[BEGIN Records for the exercise]

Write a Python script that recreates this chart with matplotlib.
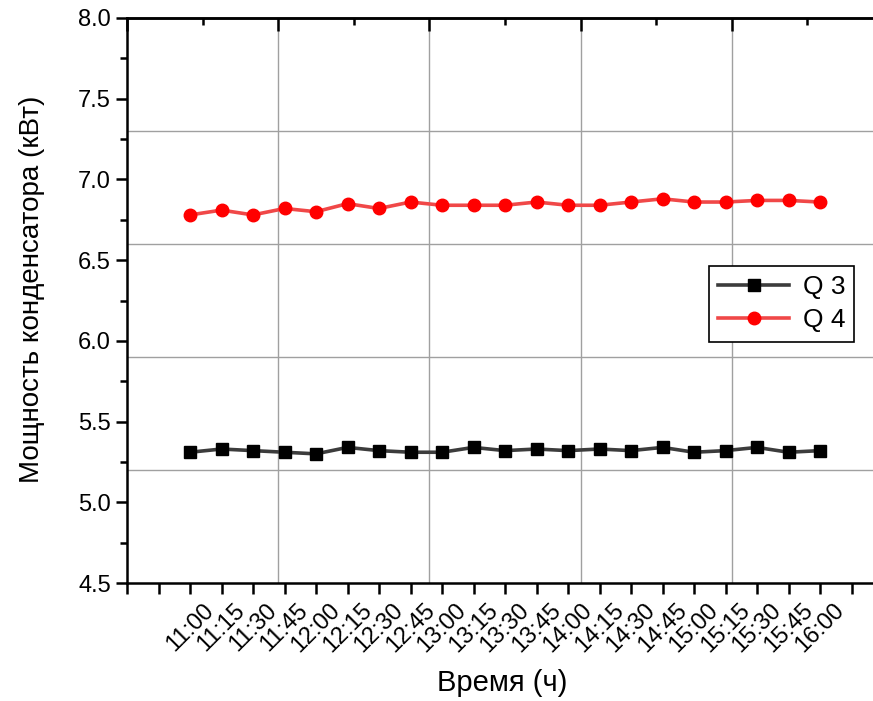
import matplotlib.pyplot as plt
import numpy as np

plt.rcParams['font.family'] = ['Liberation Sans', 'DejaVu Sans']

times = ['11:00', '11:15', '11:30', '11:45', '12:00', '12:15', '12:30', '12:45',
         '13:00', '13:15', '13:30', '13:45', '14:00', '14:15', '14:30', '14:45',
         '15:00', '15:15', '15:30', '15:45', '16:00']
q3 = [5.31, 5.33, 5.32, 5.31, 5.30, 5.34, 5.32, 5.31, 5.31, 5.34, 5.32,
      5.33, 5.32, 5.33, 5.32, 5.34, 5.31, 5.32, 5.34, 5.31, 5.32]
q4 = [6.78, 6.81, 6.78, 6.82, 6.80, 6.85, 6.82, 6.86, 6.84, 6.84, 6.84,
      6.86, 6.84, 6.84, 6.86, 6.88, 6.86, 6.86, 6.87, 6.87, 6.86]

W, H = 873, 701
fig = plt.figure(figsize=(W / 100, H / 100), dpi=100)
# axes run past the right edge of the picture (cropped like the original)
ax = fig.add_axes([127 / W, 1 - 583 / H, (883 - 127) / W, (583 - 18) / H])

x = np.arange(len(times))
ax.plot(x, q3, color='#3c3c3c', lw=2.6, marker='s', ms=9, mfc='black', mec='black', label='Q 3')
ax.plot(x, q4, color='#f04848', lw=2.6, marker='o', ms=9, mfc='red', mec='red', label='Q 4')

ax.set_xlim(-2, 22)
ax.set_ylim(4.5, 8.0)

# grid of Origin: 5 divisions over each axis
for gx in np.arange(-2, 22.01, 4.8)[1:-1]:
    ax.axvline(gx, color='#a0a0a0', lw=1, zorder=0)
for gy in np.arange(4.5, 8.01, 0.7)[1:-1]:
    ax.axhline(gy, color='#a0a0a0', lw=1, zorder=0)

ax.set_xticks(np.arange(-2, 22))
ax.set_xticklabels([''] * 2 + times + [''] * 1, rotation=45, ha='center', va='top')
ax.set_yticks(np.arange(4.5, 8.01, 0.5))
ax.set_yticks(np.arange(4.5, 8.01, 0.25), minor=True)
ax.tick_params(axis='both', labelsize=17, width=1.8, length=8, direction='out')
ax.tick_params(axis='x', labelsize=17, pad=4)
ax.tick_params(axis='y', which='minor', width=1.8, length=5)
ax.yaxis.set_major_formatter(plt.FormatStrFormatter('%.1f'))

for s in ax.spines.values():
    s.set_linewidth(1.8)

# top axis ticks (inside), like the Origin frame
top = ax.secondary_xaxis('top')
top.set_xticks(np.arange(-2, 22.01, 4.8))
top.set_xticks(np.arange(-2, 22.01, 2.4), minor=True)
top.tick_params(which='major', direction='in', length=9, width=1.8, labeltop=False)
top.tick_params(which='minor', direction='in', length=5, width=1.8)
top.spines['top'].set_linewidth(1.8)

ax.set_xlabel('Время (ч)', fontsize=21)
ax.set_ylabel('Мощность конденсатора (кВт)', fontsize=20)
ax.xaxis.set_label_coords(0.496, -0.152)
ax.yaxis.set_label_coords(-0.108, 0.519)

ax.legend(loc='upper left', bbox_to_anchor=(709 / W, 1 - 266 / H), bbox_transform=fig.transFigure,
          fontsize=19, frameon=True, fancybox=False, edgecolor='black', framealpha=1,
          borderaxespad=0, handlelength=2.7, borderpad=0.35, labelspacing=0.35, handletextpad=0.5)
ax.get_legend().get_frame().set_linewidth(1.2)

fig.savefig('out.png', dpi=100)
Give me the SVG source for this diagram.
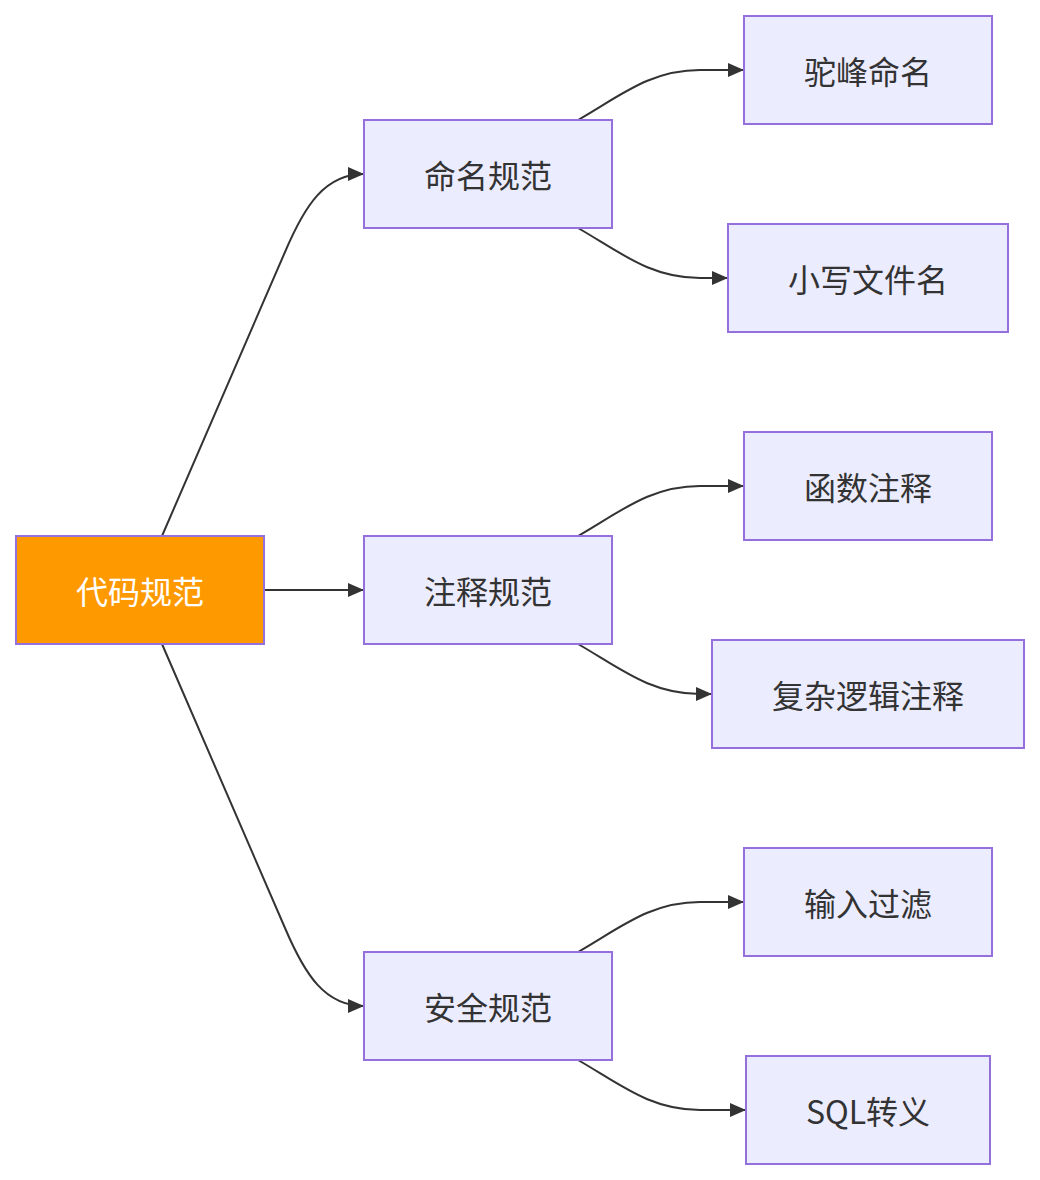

[END Records for the exercise]

## Given task
Find the word "this" in the entries, and copy every line it shows up in.

## Finished exercise
Write a Python script that recreates this chart with matplotlib.
Give me the SVG source for this diagram.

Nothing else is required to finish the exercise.